The Elks Club

By Dennis Wolf

The Elk’s Club (Benevolent and Protective Order of the Elks) building was at 69 Jefferson. I am not sure when it was built, but the colorized photo was taken in 1900. I blew up the 1906 B&W photo and tried to read the cornerstone, and I *think* I saw 1884. Notice the horse and buggy parked at the curb in the 1900 photo. There is an Elk’s head at the center of the building above the second floor windows, and the word “Elk’s” is etched on the lantern above the door. It was a nice looking building.

The building was two stories of brick and masonry construction, with a basement. This building was demolished in 1926 and replaced with a 12-story building called the Elks Club Building at a cost of $1.3 million ($23,191,808 in 2024 dollars).

The new, 12-story building was the Elks Club and Hotel. By 1937, the Memphis Elk’s Lodge #27 could no longer afford to maintain the building, and it was sold at auction for $200,000 ($4,368,612 in 2024 dollars). In 1939, the name was changed to the Hotel DeVoy, and in 1945 to the King Cotton Hotel. In addition to 150 rooms, the hotel had a swimming pool, six-lane bowling alley, billiard parlor, squash and handball courts, a gym, a ballroom, a library, a ladies writing room, and air conditioning (something we take for granted today).

The Hotel King Cotton closed in 1972, and the building sat vacant and slowly decayed.
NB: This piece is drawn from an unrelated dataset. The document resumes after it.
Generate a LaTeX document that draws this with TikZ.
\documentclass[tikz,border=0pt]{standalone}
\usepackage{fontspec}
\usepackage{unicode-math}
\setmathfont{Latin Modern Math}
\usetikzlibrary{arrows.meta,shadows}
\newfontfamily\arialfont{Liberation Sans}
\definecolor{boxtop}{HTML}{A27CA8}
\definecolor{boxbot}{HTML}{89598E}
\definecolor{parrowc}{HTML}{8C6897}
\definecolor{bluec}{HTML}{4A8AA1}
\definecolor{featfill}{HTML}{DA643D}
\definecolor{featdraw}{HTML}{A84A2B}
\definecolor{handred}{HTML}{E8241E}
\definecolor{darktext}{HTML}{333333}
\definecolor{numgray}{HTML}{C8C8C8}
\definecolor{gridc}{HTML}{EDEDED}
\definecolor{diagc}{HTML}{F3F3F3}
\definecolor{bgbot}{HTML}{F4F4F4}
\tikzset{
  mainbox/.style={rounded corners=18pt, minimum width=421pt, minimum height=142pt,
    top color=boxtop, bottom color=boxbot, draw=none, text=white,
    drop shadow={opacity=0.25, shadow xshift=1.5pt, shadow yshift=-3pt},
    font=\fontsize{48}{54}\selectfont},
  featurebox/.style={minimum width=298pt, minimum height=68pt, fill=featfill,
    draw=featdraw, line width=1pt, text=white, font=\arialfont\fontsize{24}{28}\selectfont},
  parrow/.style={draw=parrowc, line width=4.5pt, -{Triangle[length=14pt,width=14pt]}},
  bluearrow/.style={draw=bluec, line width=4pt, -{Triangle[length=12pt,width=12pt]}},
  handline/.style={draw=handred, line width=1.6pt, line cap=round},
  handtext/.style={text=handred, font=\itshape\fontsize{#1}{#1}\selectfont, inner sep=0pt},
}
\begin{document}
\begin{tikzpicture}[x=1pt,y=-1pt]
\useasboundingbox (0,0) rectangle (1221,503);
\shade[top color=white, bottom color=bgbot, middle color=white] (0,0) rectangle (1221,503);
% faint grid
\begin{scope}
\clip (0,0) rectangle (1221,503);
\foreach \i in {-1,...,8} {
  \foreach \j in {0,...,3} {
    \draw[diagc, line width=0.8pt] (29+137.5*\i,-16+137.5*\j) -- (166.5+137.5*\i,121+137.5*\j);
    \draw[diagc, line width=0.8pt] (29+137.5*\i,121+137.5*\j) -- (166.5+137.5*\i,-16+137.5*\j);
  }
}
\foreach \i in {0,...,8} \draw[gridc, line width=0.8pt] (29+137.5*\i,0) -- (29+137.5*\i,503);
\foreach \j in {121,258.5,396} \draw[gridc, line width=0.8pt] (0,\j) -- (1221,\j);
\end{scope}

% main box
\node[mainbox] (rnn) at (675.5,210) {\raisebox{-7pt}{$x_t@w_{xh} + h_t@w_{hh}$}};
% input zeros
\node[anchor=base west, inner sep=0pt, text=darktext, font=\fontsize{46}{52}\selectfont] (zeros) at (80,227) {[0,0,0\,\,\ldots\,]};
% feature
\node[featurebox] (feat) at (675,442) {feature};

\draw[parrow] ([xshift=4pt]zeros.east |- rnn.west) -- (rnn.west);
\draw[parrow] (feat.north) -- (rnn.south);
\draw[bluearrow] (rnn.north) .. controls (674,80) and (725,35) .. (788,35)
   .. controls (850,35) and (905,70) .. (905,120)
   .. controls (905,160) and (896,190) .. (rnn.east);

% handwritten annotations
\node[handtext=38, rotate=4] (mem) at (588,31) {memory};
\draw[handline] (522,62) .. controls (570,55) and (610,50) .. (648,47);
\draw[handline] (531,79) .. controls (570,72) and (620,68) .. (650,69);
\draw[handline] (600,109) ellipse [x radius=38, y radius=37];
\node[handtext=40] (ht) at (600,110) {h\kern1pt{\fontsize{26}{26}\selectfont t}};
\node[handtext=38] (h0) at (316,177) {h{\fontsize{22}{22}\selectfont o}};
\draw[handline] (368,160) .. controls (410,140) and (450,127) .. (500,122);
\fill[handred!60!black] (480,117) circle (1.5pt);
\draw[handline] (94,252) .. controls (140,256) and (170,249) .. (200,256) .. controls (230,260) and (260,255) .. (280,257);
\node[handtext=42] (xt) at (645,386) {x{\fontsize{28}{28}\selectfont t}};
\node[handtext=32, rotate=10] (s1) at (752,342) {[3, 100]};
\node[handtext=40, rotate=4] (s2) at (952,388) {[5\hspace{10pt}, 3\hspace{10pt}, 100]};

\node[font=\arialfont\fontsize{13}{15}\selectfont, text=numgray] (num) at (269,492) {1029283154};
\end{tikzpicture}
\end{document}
It was demolished on Sunday, April 29, 1984 in an implosion. A few days before the implosion, five people, including two bird authorities from the zoo, combed the roof looking for a hawk or falcon that was supposedly nesting on the hotel roof. No birds were found.
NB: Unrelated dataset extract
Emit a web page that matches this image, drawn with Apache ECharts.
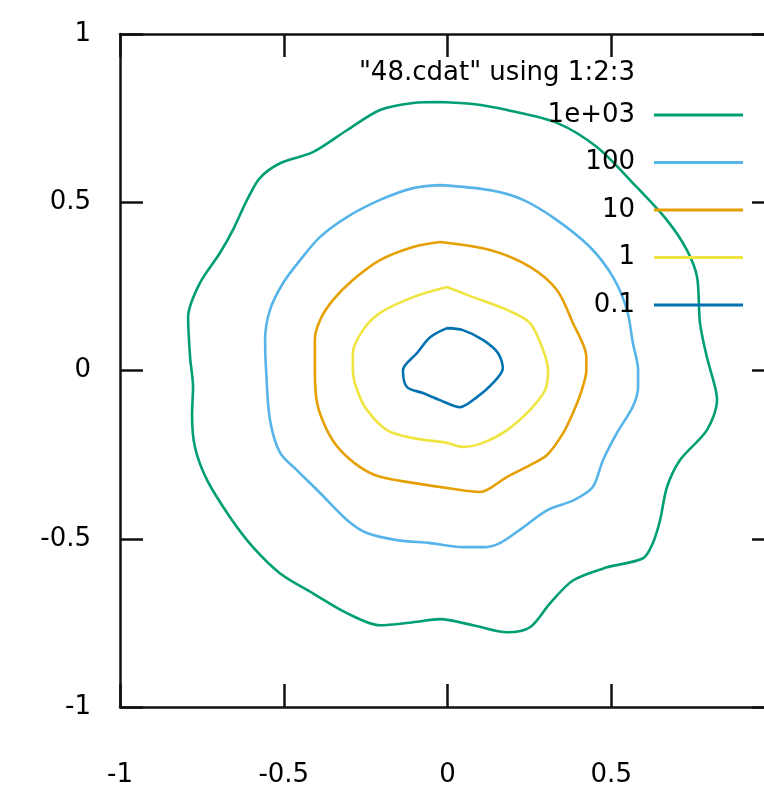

When the building imploded, most of the hotel fell straight down, as intended, but the chimney landed in Confederate Park, which it wasn’t supposed to do. The 21-story Raymond James Tower, formerly the Morgan Keegan Tower, the second tallest building in Memphis at 403 feet tall, sits at that location today. The four stone griffins that were on the top of the old building now sit in the lobby of the Raymond James building.

The sign leaning against the steps is for the Griswold Decorating Company, which was at 108 Poplar. They sold and hung wallpaper, were Kalsominers (they did whitewash (calcimine)), and were decorators. It is possible they were doing some work at the building and had their sign there as advertising.

If you look at the 1906 B&W photo, on the right side you will see a mule hitched to a wagon. Only part of the wagon is visible, but the wagon belonged to Matt Monaghan & Company, a wholesale produce and commission merchant whose business was directly across the street at 70 Jefferson.

The building next door to the Elk’s Club was the Hopkin’s House hotel and tavern. It was located at 67 Jefferson.